GCR 1963, 116.2 provides in part:
"Consolidation. The defense of lack of jurisdiction over the person or property is waived unless made in the responsive pleading or motion first filed. A party may combine in a single motion as many defenses or objections as he has based upon any of the grounds enumerated in sub-rule 116.1, and no more than 1 motion shall be permitted each party."
Thus, on the face of the rule, a party may bring only one motion for accelerated judgment. See In re Humphrey Estate, 141 Mich. App. 412; 367 N.W.2d 873 (1985). We note that under MCR 2.116(E)(3), a party can now bring more than one motion for summary disposition based upon the statute of limitations, subject only to a bad faith limitation and penalty. We also note that under MCR 1.102, the new court rules would apply to all further proceedings at the circuit court level unless the circuit court finds that the application of the new court rules would not be feasible or would work injustice.
The court rules must be construed to secure a just, speedy and inexpensive determination so as to avoid the consequences of any error or defect in the proceedings which does not substantially affect the parties' rights. GCR 1963, 13 (now MCR 1.105). In re Humphrey Estate, supra.

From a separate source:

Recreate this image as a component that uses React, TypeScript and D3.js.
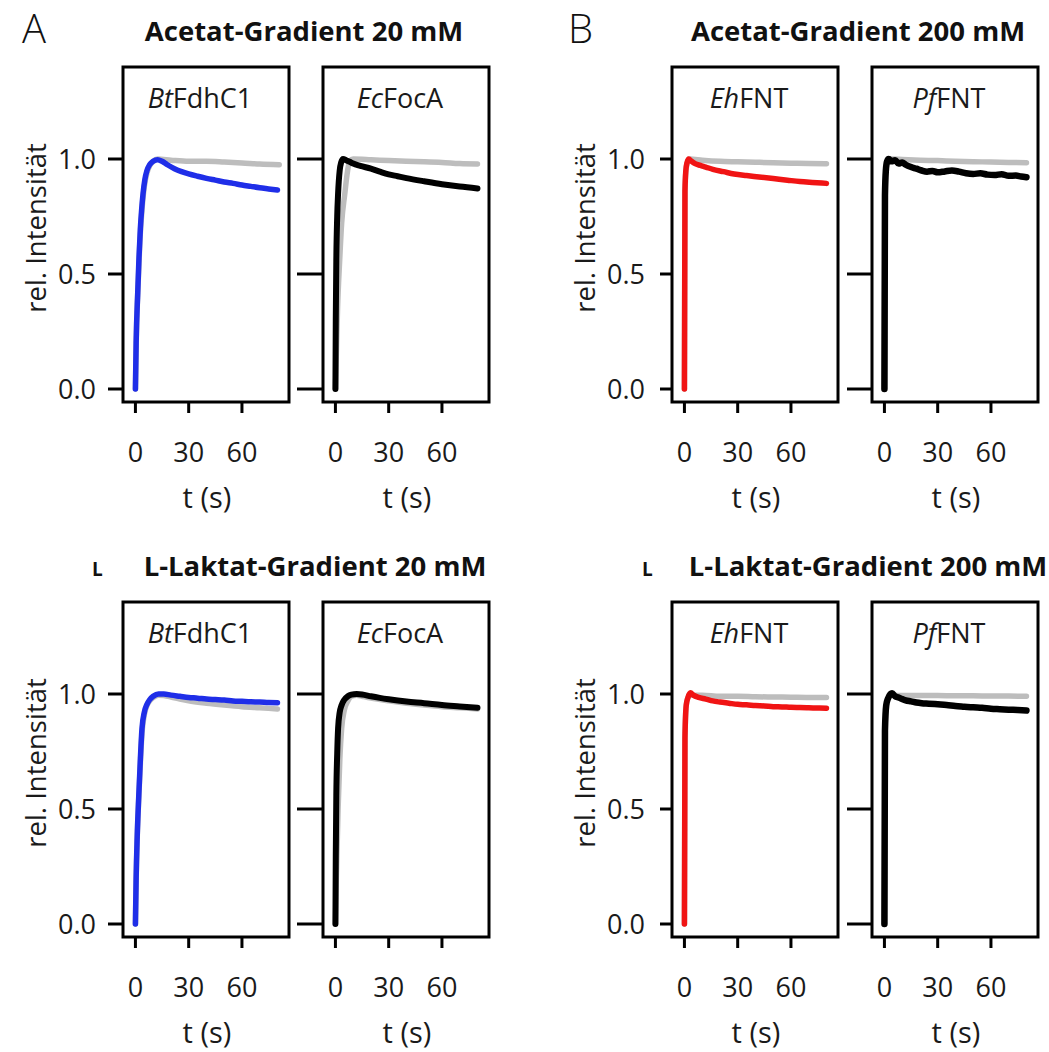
import React from "react";
import * as d3 from "d3";

// ---------- data ----------
const timeTicks = [0, 30, 60];
const yTicks = [0, 0.5, 1.0];
const yTickLabels = ["0.0", "0.5", "1.0"];
const groupTitles = [
  "Acetat-Gradient 20 mM",
  "Acetat-Gradient 200 mM",
  "L-Laktat-Gradient 20 mM",
  "L-Laktat-Gradient 200 mM",
];
const panelLetters = ["A", "B"];
const proteinItalic = ["Bt", "Ec", "Eh", "Pf"];
const proteinRest = ["FdhC1", "FocA", "FNT", "FNT"];
const seriesColors = ["#1f2ee8", "#000000", "#f01414", "#000000"];
const controlColor = "#bdbdbd";

// Acetate 20 mM, BtFdhC1
const tA20Bt = [0, 0.4, 1.3, 2.0, 2.8, 3.5, 4.3, 5.3, 6.5, 8, 10, 12.5, 15, 18, 22, 26, 30, 35, 40, 45, 50, 55, 60, 65, 70, 75, 80];
const vA20Bt = [0, 0.2, 0.42, 0.57, 0.7, 0.78, 0.85, 0.91, 0.95, 0.975, 0.99, 0.997, 0.99, 0.975, 0.958, 0.945, 0.935, 0.925, 0.916, 0.908, 0.9, 0.894, 0.887, 0.881, 0.875, 0.87, 0.865];
const tA20BtCtrl = [0, 0.5, 1.5, 2.5, 3.5, 5, 6.5, 8, 10, 12.5, 20, 30, 40, 50, 60, 70, 81];
const vA20BtCtrl = [0, 0.22, 0.45, 0.64, 0.76, 0.88, 0.94, 0.97, 0.99, 1.0, 0.995, 0.99, 0.99, 0.987, 0.983, 0.978, 0.975];
// Acetate 20 mM, EcFocA
const tA20Ec = [0, 0.2, 0.5, 1.0, 1.5, 2.4, 3.2, 4.3, 6, 8, 10, 14, 20, 25, 30, 35, 40, 50, 60, 70, 80];
const vA20Ec = [0, 0.3, 0.56, 0.75, 0.85, 0.95, 0.985, 1.0, 0.995, 0.988, 0.98, 0.97, 0.958, 0.945, 0.933, 0.925, 0.917, 0.903, 0.89, 0.88, 0.872];
const tA20EcCtrl = [0, 0.5, 1.2, 2.4, 3.5, 5.3, 6.5, 8, 10, 20, 30, 40, 50, 60, 70, 80];
const vA20EcCtrl = [0, 0.15, 0.35, 0.56, 0.72, 0.85, 0.93, 0.99, 1.0, 0.997, 0.993, 0.99, 0.988, 0.985, 0.98, 0.978];
// Acetate 200 mM, EhFNT
const tA200Eh = [0, 0.3, 0.8, 1.5, 2.4, 4, 6, 9, 12, 16, 22, 28, 35, 42, 50, 58, 65, 72, 80];
const vA200Eh = [0, 0.86, 0.95, 0.985, 1.0, 0.99, 0.98, 0.972, 0.965, 0.955, 0.945, 0.935, 0.928, 0.922, 0.915, 0.908, 0.902, 0.898, 0.894];
const tA200EhCtrl = [0, 0.3, 1, 2, 3, 10, 20, 30, 40, 50, 60, 70, 80];
const vA200EhCtrl = [0, 0.85, 0.96, 0.99, 1.0, 0.995, 0.99, 0.988, 0.986, 0.984, 0.982, 0.98, 0.979];
// Acetate 200 mM, PfFNT
const tA200Pf = [0, 0.3, 0.8, 1.5, 2.4, 4, 6, 8, 10, 12, 15, 18, 21, 24, 27, 30, 34, 38, 42, 46, 50, 54, 58, 62, 66, 70, 74, 77, 80];
const vA200Pf = [0, 0.84, 0.95, 0.99, 1.0, 0.99, 0.995, 0.98, 0.985, 0.975, 0.965, 0.958, 0.95, 0.945, 0.948, 0.942, 0.946, 0.95, 0.945, 0.938, 0.935, 0.938, 0.932, 0.93, 0.934, 0.927, 0.928, 0.924, 0.921];
const tA200PfCtrl = [0, 0.3, 1, 2.4, 5, 10, 20, 30, 40, 50, 60, 70, 80];
const vA200PfCtrl = [0, 0.84, 0.96, 1.0, 1.0, 0.998, 0.995, 0.993, 0.99, 0.988, 0.987, 0.985, 0.984];
// L-Lactate 20 mM, BtFdhC1
const tL20Bt = [0, 0.4, 1.0, 1.9, 2.8, 3.7, 5, 6.5, 8, 10, 13, 16, 20, 25, 30, 35, 40, 45, 50, 55, 60, 65, 70, 75, 80];
const vL20Bt = [0, 0.2, 0.38, 0.56, 0.72, 0.85, 0.92, 0.955, 0.975, 0.99, 1.0, 1.0, 0.995, 0.99, 0.985, 0.982, 0.978, 0.976, 0.974, 0.97, 0.968, 0.966, 0.965, 0.963, 0.962];
const tL20BtCtrl = [0, 0.4, 1.0, 1.9, 2.8, 3.7, 5, 6.5, 8, 10, 13, 16, 20, 25, 30, 40, 50, 60, 70, 80];
const vL20BtCtrl = [0, 0.19, 0.37, 0.55, 0.7, 0.83, 0.91, 0.95, 0.97, 0.985, 0.995, 0.993, 0.987, 0.978, 0.97, 0.96, 0.952, 0.945, 0.94, 0.935];
// L-Lactate 20 mM, EcFocA
const tL20Ec = [0, 0.2, 0.5, 1, 1.5, 2.4, 3.4, 5, 7, 9, 12, 15, 20, 25, 30, 40, 50, 60, 70, 80];
const vL20Ec = [0, 0.3, 0.56, 0.74, 0.85, 0.92, 0.95, 0.975, 0.99, 0.997, 1.0, 0.998, 0.99, 0.983, 0.977, 0.967, 0.96, 0.952, 0.946, 0.94];
const tL20EcCtrl = [0, 0.5, 1.5, 2.5, 3.5, 5, 7, 9, 12, 15, 20, 30, 40, 50, 60, 70, 80];
const vL20EcCtrl = [0, 0.2, 0.5, 0.72, 0.85, 0.93, 0.97, 0.99, 0.995, 0.99, 0.982, 0.97, 0.96, 0.952, 0.945, 0.94, 0.935];
// L-Lactate 200 mM, EhFNT
const tL200Eh = [0, 0.3, 1, 2, 3.4, 5, 8, 12, 16, 20, 25, 30, 35, 40, 45, 50, 55, 60, 65, 70, 75, 80];
const vL200Eh = [0, 0.81, 0.95, 0.985, 1.005, 0.995, 0.985, 0.978, 0.97, 0.965, 0.96, 0.955, 0.953, 0.95, 0.948, 0.945, 0.944, 0.942, 0.941, 0.94, 0.939, 0.938];
const tL200EhCtrl = [0, 0.3, 1, 2, 3.4, 10, 20, 30, 40, 50, 60, 70, 80];
const vL200EhCtrl = [0, 0.8, 0.95, 0.985, 0.995, 0.995, 0.99, 0.99, 0.988, 0.987, 0.986, 0.985, 0.985];
// L-Lactate 200 mM, PfFNT
const tL200Pf = [0, 0.3, 1, 2, 4.3, 6, 8, 10, 12, 15, 18, 21, 25, 30, 35, 40, 45, 50, 55, 60, 65, 70, 75, 80];
const vL200Pf = [0, 0.84, 0.95, 0.98, 1.003, 0.99, 0.985, 0.978, 0.972, 0.968, 0.963, 0.96, 0.958, 0.955, 0.952, 0.948, 0.945, 0.942, 0.94, 0.936, 0.934, 0.932, 0.93, 0.928];
const tL200PfCtrl = [0, 0.3, 1, 2, 4, 10, 20, 30, 40, 50, 60, 70, 80];
const vL200PfCtrl = [0, 0.83, 0.95, 0.98, 0.995, 0.993, 0.993, 0.993, 0.992, 0.992, 0.991, 0.991, 0.99];

const panelSeries = [
  [[tA20BtCtrl, vA20BtCtrl], [tA20Bt, vA20Bt]],
  [[tA20EcCtrl, vA20EcCtrl], [tA20Ec, vA20Ec]],
  [[tA200EhCtrl, vA200EhCtrl], [tA200Eh, vA200Eh]],
  [[tA200PfCtrl, vA200PfCtrl], [tA200Pf, vA200Pf]],
  [[tL20BtCtrl, vL20BtCtrl], [tL20Bt, vL20Bt]],
  [[tL20EcCtrl, vL20EcCtrl], [tL20Ec, vL20Ec]],
  [[tL200EhCtrl, vL200EhCtrl], [tL200Eh, vL200Eh]],
  [[tL200PfCtrl, vL200PfCtrl], [tL200Pf, vL200Pf]],
];

// ---------- layout ----------
const W = 1049;
const H = 1052;
const panelLefts = [123, 323, 672, 872];
const rowTops = [67, 602];
const panelW = 166;
const panelH = 335;
const yTickLen = [15, 26, 12, 25];
const lineWidths = [5.5, 6, 5.5, 6.5];
const FONT = "'Open Sans', 'Noto Sans', sans-serif";

function Panel({ idx }: { idx: number }) {
  const col = idx % 4;
  const row = Math.floor(idx / 4);
  const left = panelLefts[col];
  const top = rowTops[row];
  const x = d3.scaleLinear().domain([-7, 86.5]).range([left, left + panelW]);
  const y = d3.scaleLinear().domain([0, 1]).range([top + 322, top + 92]);
  const line = d3
    .line<[number, number]>()
    .x((d) => x(d[0]))
    .y((d) => y(d[1]))
    .curve(d3.curveMonotoneX);
  const series = panelSeries[idx];
  const colors = [controlColor, seriesColors[col]];
  const showYLabels = col === 0 || col === 2;
  const tl = yTickLen[col];
  return (
    <g>
      {series.map(([ts, vs], i) => (
        <path
          key={i}
          d={line(ts.map((t, k) => [t, vs[k]] as [number, number])) || ""}
          fill="none"
          stroke={colors[i]}
          strokeWidth={i === 0 ? 5.5 : lineWidths[col]}
          strokeLinejoin="round"
          strokeLinecap="round"
        />
      ))}
      <rect x={left} y={top} width={panelW} height={panelH} fill="none" stroke="#000" strokeWidth={3} />
      {yTicks.map((v, i) => (
        <g key={"y" + i}>
          <line x1={left - tl} x2={left} y1={y(v)} y2={y(v)} stroke="#000" strokeWidth={3} />
          {showYLabels && (
            <text x={left - 27} y={y(v)} dy="0.36em" textAnchor="end" fontSize={27} fontFamily={FONT} fill="#1a1a1a">
              {yTickLabels[i]}
            </text>
          )}
        </g>
      ))}
      {timeTicks.map((t) => (
        <g key={"x" + t}>
          <line x1={x(t)} x2={x(t)} y1={top + panelH} y2={top + panelH + 11} stroke="#000" strokeWidth={3} />
          <text x={x(t)} y={top + 395} textAnchor="middle" fontSize={27} fontFamily={FONT} fill="#1a1a1a">
            {t}
          </text>
        </g>
      ))}
      <text x={left + panelW / 2 + 1} y={top + 441} textAnchor="middle" fontSize={29} fontFamily={FONT} fill="#1a1a1a">
        t (s)
      </text>
      <text x={left + panelW / 2 - 6} y={top + 41} textAnchor="middle" fontSize={27} fontFamily={FONT} fill="#1a1a1a">
        <tspan fontStyle="italic">{proteinItalic[col]}</tspan>
        {proteinRest[col]}
      </text>
      {showYLabels && (
        <text
          transform={`translate(${left - 77},${top + 161}) rotate(-90)`}
          textAnchor="middle"
          fontSize={27.5}
          fontFamily={FONT}
          fill="#1a1a1a"
        >
          rel. Intensität
        </text>
      )}
    </g>
  );
}

export default function App() {
  const titleCenters = [304, 858, 315, 868];
  const titleBaselines = [41, 41, 576, 576];
  return (
    <svg width={W} height={H} style={{ position: "absolute", left: 0, top: 0, background: "#fff" }}>
      <rect x={0} y={0} width={W} height={H} fill="#fff" />
      {groupTitles.map((s, i) => (
        <text
          key={s}
          x={titleCenters[i]}
          y={titleBaselines[i]}
          textAnchor="middle"
          fontSize={27.5}
          fontWeight="bold"
          fontFamily={FONT}
          fill="#111"
        >
          {s}
        </text>
      ))}
      {panelLetters.map((s, i) => (
        <text key={s} x={[22, 568][i]} y={43} fontSize={40} fontWeight={300} fontFamily={FONT} fill="#111">
          {s}
        </text>
      ))}
      {[92, 642].map((xx) => (
        <text key={xx} x={xx} y={576} fontSize={19} fontWeight="bold" fontFamily={FONT} fill="#111">
          L
        </text>
      ))}
      {d3.range(8).map((i) => (
        <Panel key={i} idx={i} />
      ))}
    </svg>
  );
}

Hence, in light of the fact that the defendant in the instant case would have been dismissed out of the case at trial, plaintiffs herein would have suffered no prejudice if the trial court had granted defendant's second motion for accelerated judgment. "To disallow the motion would not secure `a just' determination, nor would allowing it affect the substantial rights of the parties." Humphrey, supra, p 433.
The In re Estate of Humphrey Court explained that:
"[T]he purpose of the one-motion rule is to `prevent the dilatory practice of postponing an answer on the merits by raising special defenses by motions seriatim'. 1 Honigman Hawkins, Michigan Court Rules Annotated (2d ed), 1984 Supp, p 114. The rule is also directed at precluding the moving party `from asserting such omitted defenses by motion', i.e., it precludes raising new defenses omitted in the first motion for accelerated judgment. 1 Honigman Hawkins, Michigan Court Rules Annotated (2d ed), p 324. Here, an omitted defense is not being asserted. The same defense was raised each time. And there is no question of delaying tactics." (Emphasis in original.) 141 Mich. App. 433.
Considering the purpose behind GCR 1963, 13, it is our opinion that where a literal reading of GCR 1963, 116 produces counterproductive results, a trial court should balance the burden of requiring a party in a case to await trial against the value of preserving the purity of GCR 1963, 116. Where, as here, an omitted defense is not being asserted and there is no question of delaying tactics, we believe that the trial court could have granted defendant's second motion.
Reversed and remanded for entry of judgment in favor of the defendant.